(This is a draft todo item, for when smudge gets closed. Some of what's described below is not implemented yet, so it's actually worse than this describes. --Joey)

git-annex uses git's smudge/clean interface to implement v6 unlocked files. However, the interface is suboptimal for git-annex's needs. While git-annex works around most of the problems with the interface, it can't avoid some consequences of this poor fit, and it has to do some surprising things to make it work as well as it does.

First, how git's smudge/clean interface is meant to work: The smudge filter is run on the content of files as stored in a repo before they are written to the work tree, and can alter the content in arbitrary ways. The clean filter reverses the smudge filter, so git can use it to get the content to store in the repo. See gitattributes(5) for details.

It was originally used for minor textual changes (eg line ending conversion), but it's general enough to be used to add large file support to git. git-lfs uses it that way.

The first problem with the interface was that it ran a command once per file. This was later fixed by extending it to support long-running filter processes, which git-lfs uses.

A second problem with the interface, which affects git-lfs AFAIK, is that git buffers the output of the smudge filter in memory before updating the working tree. If the smudge filter emits a large file, git can use a lot of memory.

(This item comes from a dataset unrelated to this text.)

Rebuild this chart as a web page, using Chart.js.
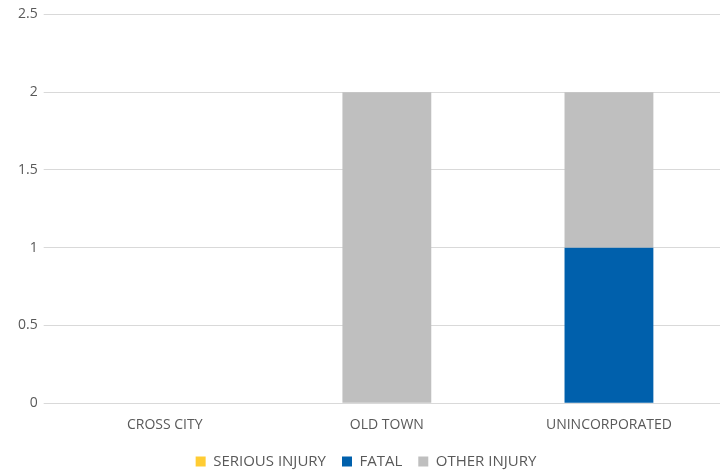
<!DOCTYPE html>
<html>
<head>
<meta charset="utf-8">
<script src="https://cdn.jsdelivr.net/npm/chart.js@4/dist/chart.umd.min.js"></script>
<style>
  html, body { margin: 0; padding: 0; background: #fff; }
  #wrap { width: 720px; height: 470px; position: relative; }
</style>
</head>
<body>
<div id="wrap"><canvas id="injuryChart"></canvas></div>
<script>
var areas = ['CROSS CITY', 'OLD TOWN', 'UNINCORPORATED'];
var seriousInjury = [0, 0, 0];
var fatal = [0, 0, 1];
var otherInjury = [0, 2, 1];

var txtColor = '#595959';
var fontFam = '"Open Sans", "Liberation Sans", sans-serif';

var chart = new Chart(document.getElementById('injuryChart'), {
    type: 'bar',
    data: {
        labels: areas,
        datasets: [
            { label: 'SERIOUS INJURY', data: seriousInjury, backgroundColor: '#FFCC33' },
            { label: 'FATAL', data: fatal, backgroundColor: '#0060AC' },
            { label: 'OTHER INJURY', data: otherInjury, backgroundColor: '#BFBFBF' }
        ]
    },
    options: {
        responsive: true,
        maintainAspectRatio: false,
        animation: false,
        layout: { padding: { top: 11, right: 0, left: 12, bottom: -9 } },
        datasets: { bar: { barPercentage: 0.4, categoryPercentage: 1.0 } },
        plugins: {
            title: { display: false },
            tooltip: { enabled: false },
            legend: {
                position: 'bottom',
                labels: {
                    boxWidth: 10,
                    boxHeight: 10,
                    padding: 16,
                    color: txtColor,
                    font: { family: fontFam, size: 15 }
                }
            }
        },
        scales: {
            x: {
                stacked: true,
                grid: { display: false },
                border: { display: false },
                ticks: { color: txtColor, font: { family: fontFam, size: 14 }, padding: 5 }
            },
            y: {
                stacked: true,
                min: 0,
                max: 2.5,
                ticks: {
                    stepSize: 0.5,
                    color: txtColor,
                    font: { family: fontFam, size: 14 },
                    padding: 6,
                    callback: function(v) { return String(v); }
                },
                grid: { color: '#D9D9D9', lineWidth: 1, tickLength: 10, tickColor: '#D9D9D9' },
                border: { display: false }
            }
        }
    }
});
</script>
</body>
</html>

Of course, on modern computers this needs to be hundreds of megabytes to be very noticable. git-lfs may tend to be used with files not that large. git-annex avoids this problem by not using the smudge filter in the usual way, as described below.

A third problem with the interface is that piping large file contents between git and filters is innefficient. Seems this must affect git-lfs too, but perhaps it's used on less enourmous data sets than git-annex. To avoid the problem, git-annex relies on a not very well documented trick: The clean filter is fed a possibly large file on stdin, but when it closes the FD without reading. git gets a SIGPIPE and stops reading and sending the file. Instead of reading from stdin, git-annex abuses the fact that git provides the clean filter with the work tree filename, and reads and cleans the file itself, more efficiently. But, this trick only works when the long-running filter process interface is not used, so git-annex can't use it.

git-lfs differs from git-annex in that all the large files in the repository are usually present in the working tree; it doesn't have a way to drop content that is not wanted locally while keeping other content locally available, as git-annex does. And so it does not need to be able to get content like git-annex can do either. It also differs in that it uses a central server, which is trusted to retain content, so it doesn't try to avoid losing the local copy, which could be the only copy, as git-annex does. (All AFAIK; have not looked at git-lfs recently.)

Those properties of git-lfs make it fit fairly well into the smudge/clean interface. Conversely, the different properties of git-annex make it a poor fit.

  • git-annex needs to be able to update the working tree itself, to make large file content available or not available. But this would cause git to think the file is modified.

    The way git-annex works around this is to run git update-index on files after updating them. Git then runs the clean filter, and the clean filter tells git there's not been any real modification of the file.

  • git-annex needs to hard link from its object store to a work tree file, to avoid keeping two copies of the file on disk while preventing a rm or git checkout from deleting the only local copy. But the smudge interface does not provide a way to update the worktree itself.

    So, git-annex's smudge filter does not actually provide the large file content. It just echos back the file as checked into git, and remembers that git wanted to check out that file. git-annex installs post-checkout, post-merge, and pre-commit hooks, which update the working tree files to make content from git-annex available. Of course, that means git sees modifications to the working tree, so git-annex then has to run git update-index on the files, which runs the clean filter, as described above.

    (Not emitting large files from the smudge filter also avoids the problem with git leaking memory described earlier.)

And here's the consequences of git-annex's workarounds:

  • It doesn't use the long-running filter process interface, so git add of a lot of files runs the clean filter once per file, which is slower than it could be. Using git-annex add avoids this problem.

  • After a git-annex get/drop or a git checkout or pull that affects a lot of files, the clean filter gets run once per file, which is again, slower than ideal.

  • In a rare situation, git-annex would like to get git to run the clean filter, but it cannot because git has the index locked. So, git-annex has to print an ugly warning message saying that git status will show modififcations to files that are not really modified, and giving a command to fix the git status display.

  • git does not run any hook after a git stash or git reset --hard, or git cherry-pick, so after these operations, annexed files remain unpopulated until the user runs git annex fix.

The best fix would be to improve git's smudge/clean interface:

  • Add hooks run after every work tree update or after git stash and git reset --hard

  • Avoid buffering smudge filter output in memory.

  • Allow smudge filter to modify the work tree itself. (I developed a patch series for this in 2016, but it didn't land. --Joey)

  • Allow clean filter to read work tree files itself, to avoid overhead of sending huge files through a pipe.